Stored records:
☆ ☆ ☆ ☆ ☆
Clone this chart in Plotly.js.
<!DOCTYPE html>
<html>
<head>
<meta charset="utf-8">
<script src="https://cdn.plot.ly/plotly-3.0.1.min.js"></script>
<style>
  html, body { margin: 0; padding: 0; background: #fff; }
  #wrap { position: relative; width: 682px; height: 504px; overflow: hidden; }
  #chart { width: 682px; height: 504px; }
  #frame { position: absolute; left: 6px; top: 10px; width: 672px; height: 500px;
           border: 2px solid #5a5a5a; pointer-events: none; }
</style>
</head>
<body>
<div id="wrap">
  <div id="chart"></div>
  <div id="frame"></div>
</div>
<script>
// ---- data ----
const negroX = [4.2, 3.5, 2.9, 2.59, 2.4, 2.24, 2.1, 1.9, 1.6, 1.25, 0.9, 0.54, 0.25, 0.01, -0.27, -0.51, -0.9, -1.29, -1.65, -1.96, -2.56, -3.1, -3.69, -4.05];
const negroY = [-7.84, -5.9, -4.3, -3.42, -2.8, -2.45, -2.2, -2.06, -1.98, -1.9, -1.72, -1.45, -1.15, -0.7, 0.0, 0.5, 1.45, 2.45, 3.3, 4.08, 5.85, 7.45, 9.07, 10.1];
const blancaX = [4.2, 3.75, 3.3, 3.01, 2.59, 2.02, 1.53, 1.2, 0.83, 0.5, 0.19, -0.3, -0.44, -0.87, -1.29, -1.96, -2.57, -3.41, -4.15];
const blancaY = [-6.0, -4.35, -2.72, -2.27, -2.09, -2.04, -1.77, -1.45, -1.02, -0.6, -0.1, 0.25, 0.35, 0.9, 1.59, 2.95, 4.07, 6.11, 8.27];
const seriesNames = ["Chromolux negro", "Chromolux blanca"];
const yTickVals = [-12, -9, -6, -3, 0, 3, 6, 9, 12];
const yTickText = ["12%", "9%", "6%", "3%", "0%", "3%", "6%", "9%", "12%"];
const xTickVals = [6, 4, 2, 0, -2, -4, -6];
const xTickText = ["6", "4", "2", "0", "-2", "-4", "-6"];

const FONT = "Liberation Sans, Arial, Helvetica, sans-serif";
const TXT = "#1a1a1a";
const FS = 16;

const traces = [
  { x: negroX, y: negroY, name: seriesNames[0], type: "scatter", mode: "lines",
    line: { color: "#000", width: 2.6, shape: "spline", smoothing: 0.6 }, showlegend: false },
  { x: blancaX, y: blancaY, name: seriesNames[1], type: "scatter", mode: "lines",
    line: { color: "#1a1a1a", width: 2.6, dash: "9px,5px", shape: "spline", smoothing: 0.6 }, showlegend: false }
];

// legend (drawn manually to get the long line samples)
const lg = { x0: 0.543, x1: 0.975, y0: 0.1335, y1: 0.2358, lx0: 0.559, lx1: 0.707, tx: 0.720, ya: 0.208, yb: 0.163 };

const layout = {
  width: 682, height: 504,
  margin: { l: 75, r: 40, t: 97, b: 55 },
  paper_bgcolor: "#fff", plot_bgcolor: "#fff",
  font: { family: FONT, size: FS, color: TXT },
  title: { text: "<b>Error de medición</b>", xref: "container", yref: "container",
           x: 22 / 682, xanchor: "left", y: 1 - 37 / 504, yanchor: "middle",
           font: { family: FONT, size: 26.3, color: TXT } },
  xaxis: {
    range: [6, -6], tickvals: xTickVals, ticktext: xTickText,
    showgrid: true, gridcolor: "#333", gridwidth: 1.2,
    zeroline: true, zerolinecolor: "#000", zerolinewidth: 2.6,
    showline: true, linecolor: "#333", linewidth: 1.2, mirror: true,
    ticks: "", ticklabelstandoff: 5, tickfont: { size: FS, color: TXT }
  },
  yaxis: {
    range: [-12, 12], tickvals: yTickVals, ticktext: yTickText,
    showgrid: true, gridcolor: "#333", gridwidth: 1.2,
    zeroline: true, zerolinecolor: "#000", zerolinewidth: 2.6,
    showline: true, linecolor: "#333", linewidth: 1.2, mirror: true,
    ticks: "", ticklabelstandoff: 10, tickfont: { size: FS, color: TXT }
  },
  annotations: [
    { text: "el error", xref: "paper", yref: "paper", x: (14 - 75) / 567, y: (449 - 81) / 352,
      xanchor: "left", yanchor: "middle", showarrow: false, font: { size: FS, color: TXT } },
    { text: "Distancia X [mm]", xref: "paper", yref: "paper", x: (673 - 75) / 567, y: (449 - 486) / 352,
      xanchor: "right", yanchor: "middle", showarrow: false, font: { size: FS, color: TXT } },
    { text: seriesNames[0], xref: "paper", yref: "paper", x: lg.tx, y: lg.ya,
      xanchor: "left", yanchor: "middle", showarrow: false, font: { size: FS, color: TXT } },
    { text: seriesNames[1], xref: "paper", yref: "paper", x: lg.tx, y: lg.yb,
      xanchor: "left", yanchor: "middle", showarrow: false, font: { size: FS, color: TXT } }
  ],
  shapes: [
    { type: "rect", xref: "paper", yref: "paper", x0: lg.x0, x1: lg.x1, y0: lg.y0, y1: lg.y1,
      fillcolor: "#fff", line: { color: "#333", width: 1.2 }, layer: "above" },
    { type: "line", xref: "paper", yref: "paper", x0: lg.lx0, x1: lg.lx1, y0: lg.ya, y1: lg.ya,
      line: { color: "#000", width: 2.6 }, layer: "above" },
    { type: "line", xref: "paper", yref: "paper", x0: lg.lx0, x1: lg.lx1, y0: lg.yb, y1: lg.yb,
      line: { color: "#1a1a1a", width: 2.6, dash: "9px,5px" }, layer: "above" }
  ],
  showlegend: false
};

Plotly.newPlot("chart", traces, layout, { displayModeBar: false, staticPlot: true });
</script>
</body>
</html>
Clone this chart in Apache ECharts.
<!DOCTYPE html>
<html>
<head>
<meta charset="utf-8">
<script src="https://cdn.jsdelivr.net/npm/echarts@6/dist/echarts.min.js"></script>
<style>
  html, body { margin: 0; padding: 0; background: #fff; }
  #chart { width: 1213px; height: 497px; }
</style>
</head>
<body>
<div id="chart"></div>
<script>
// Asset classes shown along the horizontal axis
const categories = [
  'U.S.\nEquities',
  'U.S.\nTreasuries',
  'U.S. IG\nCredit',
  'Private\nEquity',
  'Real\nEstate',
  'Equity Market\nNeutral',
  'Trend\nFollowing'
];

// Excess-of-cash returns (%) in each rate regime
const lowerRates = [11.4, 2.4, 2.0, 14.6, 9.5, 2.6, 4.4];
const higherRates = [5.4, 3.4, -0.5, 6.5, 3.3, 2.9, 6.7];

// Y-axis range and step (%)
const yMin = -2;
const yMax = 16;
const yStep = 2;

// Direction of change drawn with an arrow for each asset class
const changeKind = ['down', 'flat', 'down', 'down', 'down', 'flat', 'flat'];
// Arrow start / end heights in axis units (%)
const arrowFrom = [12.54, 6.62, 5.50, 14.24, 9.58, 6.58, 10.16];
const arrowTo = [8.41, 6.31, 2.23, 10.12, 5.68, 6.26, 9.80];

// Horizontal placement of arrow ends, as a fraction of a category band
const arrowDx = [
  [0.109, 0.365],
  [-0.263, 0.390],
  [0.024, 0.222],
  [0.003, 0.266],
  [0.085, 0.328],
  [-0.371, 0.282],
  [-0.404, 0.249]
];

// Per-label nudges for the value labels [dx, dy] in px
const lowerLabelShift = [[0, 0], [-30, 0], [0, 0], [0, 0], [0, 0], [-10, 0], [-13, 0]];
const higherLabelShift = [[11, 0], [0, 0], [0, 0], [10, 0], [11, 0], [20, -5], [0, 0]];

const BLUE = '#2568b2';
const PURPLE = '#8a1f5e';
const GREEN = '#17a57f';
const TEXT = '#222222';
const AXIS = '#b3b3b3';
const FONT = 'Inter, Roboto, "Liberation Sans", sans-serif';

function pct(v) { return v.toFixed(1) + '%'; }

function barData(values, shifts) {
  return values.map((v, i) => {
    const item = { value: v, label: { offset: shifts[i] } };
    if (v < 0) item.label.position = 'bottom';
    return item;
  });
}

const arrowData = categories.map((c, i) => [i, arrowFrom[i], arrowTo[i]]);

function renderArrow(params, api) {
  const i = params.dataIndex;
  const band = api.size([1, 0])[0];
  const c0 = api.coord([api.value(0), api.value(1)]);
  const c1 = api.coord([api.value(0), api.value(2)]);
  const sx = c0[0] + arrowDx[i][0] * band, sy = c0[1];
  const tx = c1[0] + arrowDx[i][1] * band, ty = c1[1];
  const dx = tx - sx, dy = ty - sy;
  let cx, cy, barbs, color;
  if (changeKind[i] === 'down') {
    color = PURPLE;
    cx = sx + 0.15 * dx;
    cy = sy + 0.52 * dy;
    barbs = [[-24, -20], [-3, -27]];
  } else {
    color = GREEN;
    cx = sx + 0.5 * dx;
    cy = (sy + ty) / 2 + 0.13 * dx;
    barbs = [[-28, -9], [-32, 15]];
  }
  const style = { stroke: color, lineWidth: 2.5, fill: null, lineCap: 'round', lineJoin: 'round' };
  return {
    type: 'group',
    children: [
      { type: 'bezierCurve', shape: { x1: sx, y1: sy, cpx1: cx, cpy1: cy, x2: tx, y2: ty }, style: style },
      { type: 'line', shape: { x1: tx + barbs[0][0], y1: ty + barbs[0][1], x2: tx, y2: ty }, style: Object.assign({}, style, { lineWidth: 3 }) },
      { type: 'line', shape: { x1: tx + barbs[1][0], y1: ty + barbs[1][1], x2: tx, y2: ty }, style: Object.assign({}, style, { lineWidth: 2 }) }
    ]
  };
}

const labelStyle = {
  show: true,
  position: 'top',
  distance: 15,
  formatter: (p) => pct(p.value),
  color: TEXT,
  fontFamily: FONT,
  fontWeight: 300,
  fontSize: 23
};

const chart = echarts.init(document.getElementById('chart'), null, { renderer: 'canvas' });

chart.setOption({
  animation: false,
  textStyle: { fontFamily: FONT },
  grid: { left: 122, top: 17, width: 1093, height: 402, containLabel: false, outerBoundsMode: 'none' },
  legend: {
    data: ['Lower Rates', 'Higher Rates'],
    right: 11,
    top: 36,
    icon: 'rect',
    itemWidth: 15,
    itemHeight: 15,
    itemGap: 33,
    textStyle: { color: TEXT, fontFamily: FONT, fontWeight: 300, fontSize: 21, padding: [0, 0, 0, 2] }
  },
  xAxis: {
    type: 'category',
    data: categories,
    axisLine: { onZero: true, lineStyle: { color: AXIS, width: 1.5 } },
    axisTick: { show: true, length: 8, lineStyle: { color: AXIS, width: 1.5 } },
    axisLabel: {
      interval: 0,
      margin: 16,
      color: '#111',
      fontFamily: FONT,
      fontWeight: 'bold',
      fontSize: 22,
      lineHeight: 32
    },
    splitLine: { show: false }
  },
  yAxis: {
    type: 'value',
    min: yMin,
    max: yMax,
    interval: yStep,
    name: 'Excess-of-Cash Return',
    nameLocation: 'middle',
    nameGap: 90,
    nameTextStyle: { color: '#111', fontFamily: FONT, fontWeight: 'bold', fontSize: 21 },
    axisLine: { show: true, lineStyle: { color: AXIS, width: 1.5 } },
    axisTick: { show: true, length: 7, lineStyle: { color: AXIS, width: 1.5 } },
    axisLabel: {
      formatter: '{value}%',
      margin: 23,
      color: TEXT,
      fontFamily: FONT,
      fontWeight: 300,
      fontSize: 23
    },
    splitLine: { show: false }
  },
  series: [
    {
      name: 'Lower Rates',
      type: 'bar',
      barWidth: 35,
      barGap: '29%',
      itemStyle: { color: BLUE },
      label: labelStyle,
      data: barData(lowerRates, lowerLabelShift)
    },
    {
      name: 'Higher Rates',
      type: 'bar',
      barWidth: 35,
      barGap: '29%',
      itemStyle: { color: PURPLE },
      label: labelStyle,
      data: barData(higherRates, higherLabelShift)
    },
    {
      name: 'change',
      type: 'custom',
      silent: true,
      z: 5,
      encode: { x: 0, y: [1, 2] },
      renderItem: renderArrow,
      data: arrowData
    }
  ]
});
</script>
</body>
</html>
☆ ☆ ☆ ☆ ☆
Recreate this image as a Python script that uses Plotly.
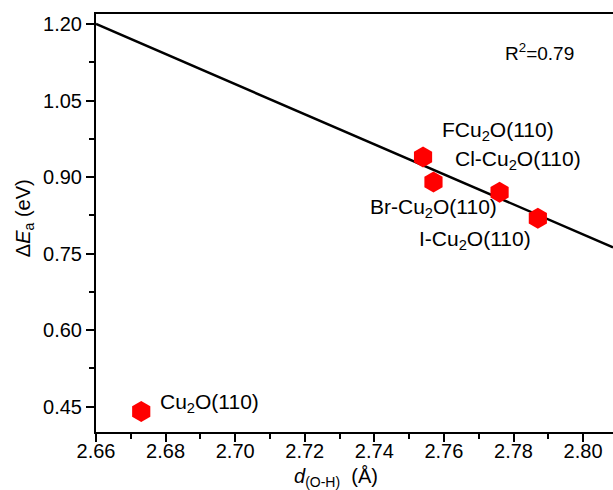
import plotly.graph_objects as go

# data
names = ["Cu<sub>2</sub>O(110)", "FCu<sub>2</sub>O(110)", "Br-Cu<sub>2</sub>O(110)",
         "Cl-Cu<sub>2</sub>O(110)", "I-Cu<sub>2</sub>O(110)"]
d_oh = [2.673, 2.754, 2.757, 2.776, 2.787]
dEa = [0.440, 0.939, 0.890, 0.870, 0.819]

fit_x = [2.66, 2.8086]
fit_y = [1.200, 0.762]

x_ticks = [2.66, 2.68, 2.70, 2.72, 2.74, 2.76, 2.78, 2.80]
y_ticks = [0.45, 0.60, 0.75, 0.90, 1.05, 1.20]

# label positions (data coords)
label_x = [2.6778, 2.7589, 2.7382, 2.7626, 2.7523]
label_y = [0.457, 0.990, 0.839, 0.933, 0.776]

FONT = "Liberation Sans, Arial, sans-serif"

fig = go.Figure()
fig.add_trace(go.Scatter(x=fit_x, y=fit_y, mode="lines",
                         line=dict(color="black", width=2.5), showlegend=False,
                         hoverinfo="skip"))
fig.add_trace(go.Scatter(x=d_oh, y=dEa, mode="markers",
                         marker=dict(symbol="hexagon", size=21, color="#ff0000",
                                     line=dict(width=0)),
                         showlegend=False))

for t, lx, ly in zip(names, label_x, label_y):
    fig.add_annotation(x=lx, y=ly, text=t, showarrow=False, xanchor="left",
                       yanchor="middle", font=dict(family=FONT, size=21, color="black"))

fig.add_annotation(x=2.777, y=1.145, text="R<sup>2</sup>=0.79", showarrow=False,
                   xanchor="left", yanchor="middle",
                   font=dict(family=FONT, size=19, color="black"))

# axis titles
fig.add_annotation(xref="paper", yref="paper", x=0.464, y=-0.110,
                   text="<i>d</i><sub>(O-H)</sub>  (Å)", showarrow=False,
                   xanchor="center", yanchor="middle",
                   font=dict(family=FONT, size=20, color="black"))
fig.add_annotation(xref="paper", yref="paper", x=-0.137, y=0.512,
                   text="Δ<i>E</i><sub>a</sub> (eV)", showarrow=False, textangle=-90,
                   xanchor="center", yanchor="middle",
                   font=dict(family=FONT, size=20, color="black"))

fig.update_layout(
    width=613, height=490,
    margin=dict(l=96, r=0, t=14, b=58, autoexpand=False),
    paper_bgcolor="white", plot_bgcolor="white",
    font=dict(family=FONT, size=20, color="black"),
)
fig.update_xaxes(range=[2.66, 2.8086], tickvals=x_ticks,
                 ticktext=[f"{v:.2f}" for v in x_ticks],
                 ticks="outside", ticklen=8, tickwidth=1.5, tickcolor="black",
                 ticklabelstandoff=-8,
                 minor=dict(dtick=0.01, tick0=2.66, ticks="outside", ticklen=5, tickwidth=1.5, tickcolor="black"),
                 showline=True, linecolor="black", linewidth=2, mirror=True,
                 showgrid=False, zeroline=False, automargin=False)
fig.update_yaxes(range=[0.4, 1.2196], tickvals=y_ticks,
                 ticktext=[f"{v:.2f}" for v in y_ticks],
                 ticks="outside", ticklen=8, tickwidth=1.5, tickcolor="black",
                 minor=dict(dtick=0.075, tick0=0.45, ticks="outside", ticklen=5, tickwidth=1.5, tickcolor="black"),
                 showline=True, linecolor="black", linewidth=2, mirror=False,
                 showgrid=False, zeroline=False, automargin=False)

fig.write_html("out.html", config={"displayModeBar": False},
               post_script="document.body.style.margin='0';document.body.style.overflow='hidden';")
☆ ☆ ☆ ☆ ☆
Task instructions: Exactly and only the lines from the line with "Recreate this image" to the line with "import plotly.graph_objects as go", both ends included, should be echoed. Do not carry over the pictures.

Finished answer:
Recreate this image as a Python script that uses Plotly.
import plotly.graph_objects as go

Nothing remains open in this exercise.